* _What to do_
Find each line containing the string "matplotlib" and return it.

* _Data_

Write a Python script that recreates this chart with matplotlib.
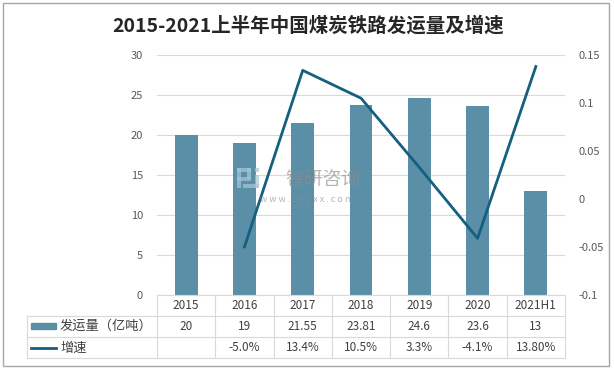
import matplotlib
matplotlib.use('Agg')
import matplotlib.pyplot as plt
from matplotlib.transforms import blended_transform_factory
from matplotlib.lines import Line2D
from matplotlib.patches import Rectangle

plt.rcParams['font.family'] = ['Noto Sans CJK SC', 'DejaVu Sans']

# 数据
years = ['2015', '2016', '2017', '2018', '2019', '2020', '2021H1']
volume = [20, 19, 21.55, 23.81, 24.6, 23.6, 13]
volume_labels = ['20', '19', '21.55', '23.81', '24.6', '23.6', '13']
growth = [None, -0.050, 0.134, 0.105, 0.033, -0.041, 0.138]
growth_labels = ['', '-5.0%', '13.4%', '10.5%', '3.3%', '-4.1%', '13.80%']
series_names = ['发运量（亿吨）', '增速']

bar_color = '#5B8FA8'
line_color = '#155F80'
grid_color = '#D9D9D9'
text_color = '#595959'

W, H = 614, 373
fig = plt.figure(figsize=(W / 100, H / 100), dpi=100)

def fx(px):
    return px / W

def fy(py):
    return 1 - py / H

# 绘图区 (像素)
left, right, top, bottom = 157, 565, 55, 295
ax = fig.add_axes([fx(left), fy(bottom), fx(right - left), (bottom - top) / H])
x = list(range(len(years)))
ax.bar(x, volume, width=0.39, color=bar_color, zorder=2)
ax.set_xlim(-0.5, len(years) - 0.5)
ax.set_ylim(0, 30)
ax.set_yticks(range(0, 31, 5))
ax.grid(axis='y', color=grid_color, linewidth=0.8, zorder=0)
ax.set_xticks([])
ax.tick_params(axis='y', length=0, labelsize=8, labelcolor=text_color, pad=10)
for s in ax.spines.values():
    s.set_visible(False)

ax2 = ax.twinx()
gx = [i for i, g in zip(x, growth) if g is not None]
gy = [g for g in growth if g is not None]
ax2.plot(gx, gy, color=line_color, linewidth=2, zorder=3)
ax2.set_ylim(-0.1, 0.15)
ax2.set_yticks([-0.1, -0.05, 0, 0.05, 0.1, 0.15])
ax2.set_yticklabels(['-0.1', '-0.05', '0', '0.05', '0.1', '0.15'])
ax2.tick_params(axis='y', length=0, labelsize=8, labelcolor=text_color, pad=10)
for s in ax2.spines.values():
    s.set_visible(False)

# 标题
fig.text(fx(308), fy(26), '2015-2021上半年中国煤炭铁路发运量及增速',
         ha='center', va='center', fontsize=14, fontweight='bold', color='#262626')

# 数据表
trans = blended_transform_factory(ax.transData, fig.transFigure)
tab_left = 27
rows = [295, 315.7, 337.3, 358.3]
lw = 0.8
for i in range(len(years) + 1):
    fig.add_artist(Line2D([i - 0.5, i - 0.5], [fy(rows[0]), fy(rows[3])],
                          transform=trans, color=grid_color, linewidth=lw))
fig.add_artist(Line2D([fx(tab_left), fx(tab_left)], [fy(rows[1]), fy(rows[3])],
                      color=grid_color, linewidth=lw))
fig.add_artist(Line2D([fx(left), fx(right)], [fy(rows[0]), fy(rows[0])],
                      color=grid_color, linewidth=lw))
for r in rows[1:]:
    fig.add_artist(Line2D([fx(tab_left), fx(right)], [fy(r), fy(r)],
                          color=grid_color, linewidth=lw))

row_y = [(rows[k] + rows[k + 1]) / 2 for k in range(3)]
for i in x:
    fig.text(i, fy(row_y[0]), years[i], transform=trans, ha='center', va='center',
             fontsize=8.5, color='#404040')
    fig.text(i, fy(row_y[1]), volume_labels[i], transform=trans, ha='center', va='center',
             fontsize=8.5, color='#404040')
    fig.text(i, fy(row_y[2]), growth_labels[i], transform=trans, ha='center', va='center',
             fontsize=8.5, color='#404040')

# 图例
fig.add_artist(Rectangle((fx(31), fy(328.5)), fx(25), 5.5 / H, color=bar_color))
fig.add_artist(Line2D([fx(31), fx(56)], [fy(348), fy(348)], color=line_color, linewidth=2))
fig.text(fx(60), fy(row_y[1]), series_names[0], ha='left', va='center', fontsize=9.5, color='#404040')
fig.text(fx(60), fy(row_y[2]), series_names[1], ha='left', va='center', fontsize=9.5, color='#404040')

# 水印 (logo 用简单图形代替)
logo_c = '#A9C4D8'
for (px, py, pw, ph) in [(237, 168, 4, 20), (237, 168, 14, 4), (247, 168, 4, 11), (237, 177, 14, 4),
                         (255, 168, 4, 4), (255, 175, 4, 13), (243, 184, 16, 4)]:
    fig.add_artist(Rectangle((fx(px), fy(py + ph)), fx(pw), ph / H, color=logo_c, alpha=0.7,
                             linewidth=0, zorder=10))
fig.text(fx(323), fy(179), '智研咨询', ha='center', va='center', fontsize=13.5, color='#8C8C8C',
         alpha=0.65, zorder=10)
fig.text(fx(307), fy(200), 'w w w . c h y x x . c o m', ha='center', va='center', fontsize=6.5,
         color='#8C8C8C', alpha=0.65, zorder=10)

# 外框
fig.add_artist(Rectangle((fx(3), fy(366)), fx(606), 363 / H, fill=False,
                         edgecolor='#A6A6A6', linewidth=1))

fig.savefig('out.png', dpi=100)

* _Finished exercise_
Write a Python script that recreates this chart with matplotlib.
import matplotlib
matplotlib.use('Agg')
import matplotlib.pyplot as plt
from matplotlib.transforms import blended_transform_factory
from matplotlib.lines import Line2D
from matplotlib.patches import Rectangle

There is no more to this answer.